What needs to be done :: Set down, exactly as written, the lines from the top of the data to the line that holds "const xGrid = [-0.5, 2, 4.5];", and omit the pictures.
--- START OF Source excerpt ---
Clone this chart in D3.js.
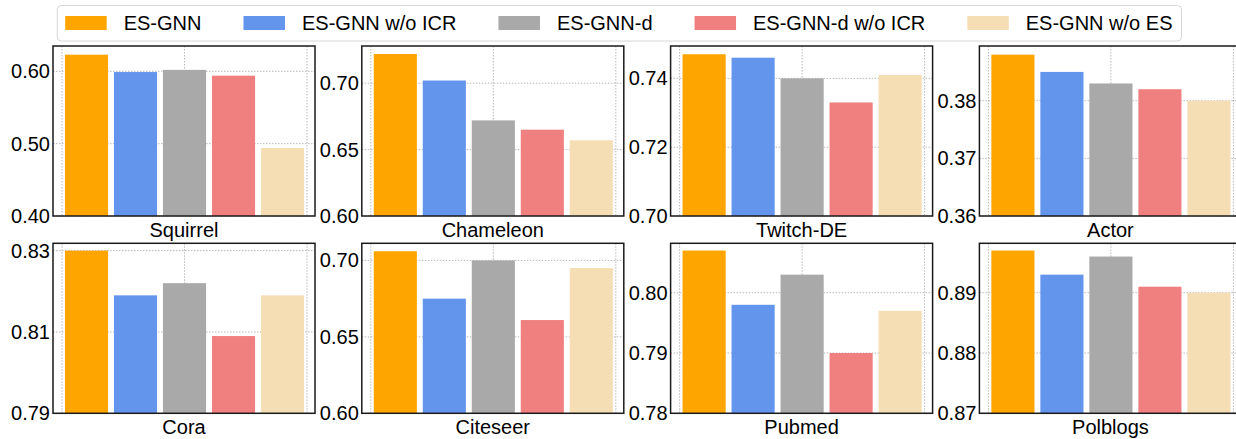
<!DOCTYPE html>
<html>
<head>
<meta charset="utf-8">
<script src="https://cdn.jsdelivr.net/npm/d3@7"></script>
<style>
  html, body { margin: 0; padding: 0; background: #fff; }
  svg { display: block; overflow: hidden; }
  text { font-family: "Liberation Sans", Arial, Helvetica, sans-serif; fill: #000; }
</style>
</head>
<body>
<svg id="chart" width="1236" height="439"></svg>
<script>
// Ablation results per dataset
const datasets = ["Squirrel", "Chameleon", "Twitch-DE", "Actor", "Cora", "Citeseer", "Pubmed", "Polblogs"];
const methods = ["ES-GNN", "ES-GNN w/o ICR", "ES-GNN-d", "ES-GNN-d w/o ICR", "ES-GNN w/o ES"];
const methodColors = ["#FFA500", "#6495ED", "#A9A9A9", "#F08080", "#F5DEB3"];

const esGnn        = [0.623, 0.722, 0.747, 0.388, 0.830, 0.706, 0.807, 0.897];
const esGnnNoIcr   = [0.599, 0.702, 0.746, 0.385, 0.819, 0.675, 0.798, 0.893];
const esGnnD       = [0.602, 0.672, 0.740, 0.383, 0.822, 0.700, 0.803, 0.896];
const esGnnDNoIcr  = [0.594, 0.665, 0.733, 0.382, 0.809, 0.661, 0.790, 0.891];
const esGnnNoEs    = [0.494, 0.657, 0.741, 0.380, 0.819, 0.695, 0.797, 0.890];
const seriesValues = [esGnn, esGnnNoIcr, esGnnD, esGnnDNoIcr, esGnnNoEs];

// y-axis limits and tick spacing per dataset
const yLower = [0.40, 0.60, 0.70, 0.36, 0.79, 0.60, 0.78, 0.87];
const yUpper = [0.635, 0.728, 0.7494, 0.3895, 0.8318, 0.7112, 0.8082, 0.8982];
const yStep  = [0.10, 0.05, 0.02, 0.01, 0.02, 0.05, 0.01, 0.01];

const svg = d3.select("#chart");

const panelW = 262, panelH = 170;
const colLeft = c => 53 + c * 308.8;
const rowTop = r => 46 + r * 197.3;
const barWidth = 0.88;
const xGrid = [-0.5, 2, 4.5];

datasets.forEach((name, i) => {
  const col = i % 4, row = Math.floor(i / 4);
  const g = svg.append("g").attr("transform", `translate(${colLeft(col)},${rowTop(row)})`);

  const x = d3.scaleLinear().domain([-0.684, 4.663]).range([0, panelW]);
  const y = d3.scaleLinear().domain([yLower[i], yUpper[i]]).range([panelH, 0]);

  const n = Math.floor((yUpper[i] - yLower[i]) / yStep[i] + 1e-6);
  const ticks = d3.range(n + 1).map(k => +(yLower[i] + k * yStep[i]).toFixed(4));

  // grid
  g.append("g").selectAll("line").data(ticks).join("line")
    .attr("x1", 0).attr("x2", panelW)
    .attr("y1", d => y(d)).attr("y2", d => y(d))
    .attr("stroke", "#b8b8b8").attr("stroke-width", 1).attr("stroke-dasharray", "1.5,1.5");
  g.append("g").selectAll("line").data(xGrid).join("line")
    .attr("x1", d => x(d)).attr("x2", d => x(d))
    .attr("y1", 0).attr("y2", panelH)
    .attr("stroke", "#b8b8b8").attr("stroke-width", 1).attr("stroke-dasharray", "1.5,1.5");

  // bars
  const rows = methods.map((m, j) => ({ j, v: seriesValues[j][i], color: methodColors[j] }));
  g.append("g").selectAll("rect").data(rows).join("rect")
    .attr("x", d => x(d.j - barWidth / 2))
    .attr("width", d => x(d.j + barWidth / 2) - x(d.j - barWidth / 2))
    .attr("y", d => y(d.v))
    .attr("height", d => panelH - y(d.v))
    .attr("fill", d => d.color);

  // y axis labels
  const ax = g.append("g").call(
    d3.axisLeft(y).tickValues(ticks).tickFormat(d3.format(".2f")).tickSize(0).tickPadding(3)
  );
  ax.select(".domain").remove();
  ax.selectAll("text").attr("font-size", 20).attr("fill", "#000")
    .style("font-family", '"Liberation Sans", Arial, sans-serif');

  // frame
  g.append("rect").attr("x", 0).attr("y", 0).attr("width", panelW).attr("height", panelH)
    .attr("fill", "none").attr("stroke", "#1a1a1a").attr("stroke-width", 1.5);

  // dataset label
  g.append("text").attr("x", panelW / 2).attr("y", panelH + 21)
    .attr("text-anchor", "middle").attr("font-size", 20).text(name);
});

// legend
const legend = svg.append("g");
const legendBox = legend.append("rect").attr("x", 57.3).attr("y", 5.5).attr("height", 35.5)
  .attr("rx", 4).attr("fill", "#fff").attr("stroke", "#d6d6d6").attr("stroke-width", 1);
let lx = 65.2;
methods.forEach((m, j) => {
  legend.append("rect").attr("x", lx).attr("y", 16).attr("width", 41.5).attr("height", 14)
    .attr("fill", methodColors[j]);
  const t = legend.append("text").attr("x", lx + 58.5).attr("y", 30.2)
    .attr("font-size", 20).text(m);
  const end = lx + 58.5 + t.node().getComputedTextLength();
  if (j === methods.length - 1) legendBox.attr("width", end + 9 - 57.3);
  lx = end + 42;
});
</script>
</body>
</html>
--- END OF Source excerpt ---
Expected output ::
Clone this chart in D3.js.
<!DOCTYPE html>
<html>
<head>
<meta charset="utf-8">
<script src="https://cdn.jsdelivr.net/npm/d3@7"></script>
<style>
  html, body { margin: 0; padding: 0; background: #fff; }
  svg { display: block; overflow: hidden; }
  text { font-family: "Liberation Sans", Arial, Helvetica, sans-serif; fill: #000; }
</style>
</head>
<body>
<svg id="chart" width="1236" height="439"></svg>
<script>
// Ablation results per dataset
const datasets = ["Squirrel", "Chameleon", "Twitch-DE", "Actor", "Cora", "Citeseer", "Pubmed", "Polblogs"];
const methods = ["ES-GNN", "ES-GNN w/o ICR", "ES-GNN-d", "ES-GNN-d w/o ICR", "ES-GNN w/o ES"];
const methodColors = ["#FFA500", "#6495ED", "#A9A9A9", "#F08080", "#F5DEB3"];

const esGnn        = [0.623, 0.722, 0.747, 0.388, 0.830, 0.706, 0.807, 0.897];
const esGnnNoIcr   = [0.599, 0.702, 0.746, 0.385, 0.819, 0.675, 0.798, 0.893];
const esGnnD       = [0.602, 0.672, 0.740, 0.383, 0.822, 0.700, 0.803, 0.896];
const esGnnDNoIcr  = [0.594, 0.665, 0.733, 0.382, 0.809, 0.661, 0.790, 0.891];
const esGnnNoEs    = [0.494, 0.657, 0.741, 0.380, 0.819, 0.695, 0.797, 0.890];
const seriesValues = [esGnn, esGnnNoIcr, esGnnD, esGnnDNoIcr, esGnnNoEs];

// y-axis limits and tick spacing per dataset
const yLower = [0.40, 0.60, 0.70, 0.36, 0.79, 0.60, 0.78, 0.87];
const yUpper = [0.635, 0.728, 0.7494, 0.3895, 0.8318, 0.7112, 0.8082, 0.8982];
const yStep  = [0.10, 0.05, 0.02, 0.01, 0.02, 0.05, 0.01, 0.01];

const svg = d3.select("#chart");

const panelW = 262, panelH = 170;
const colLeft = c => 53 + c * 308.8;
const rowTop = r => 46 + r * 197.3;
const barWidth = 0.88;
const xGrid = [-0.5, 2, 4.5];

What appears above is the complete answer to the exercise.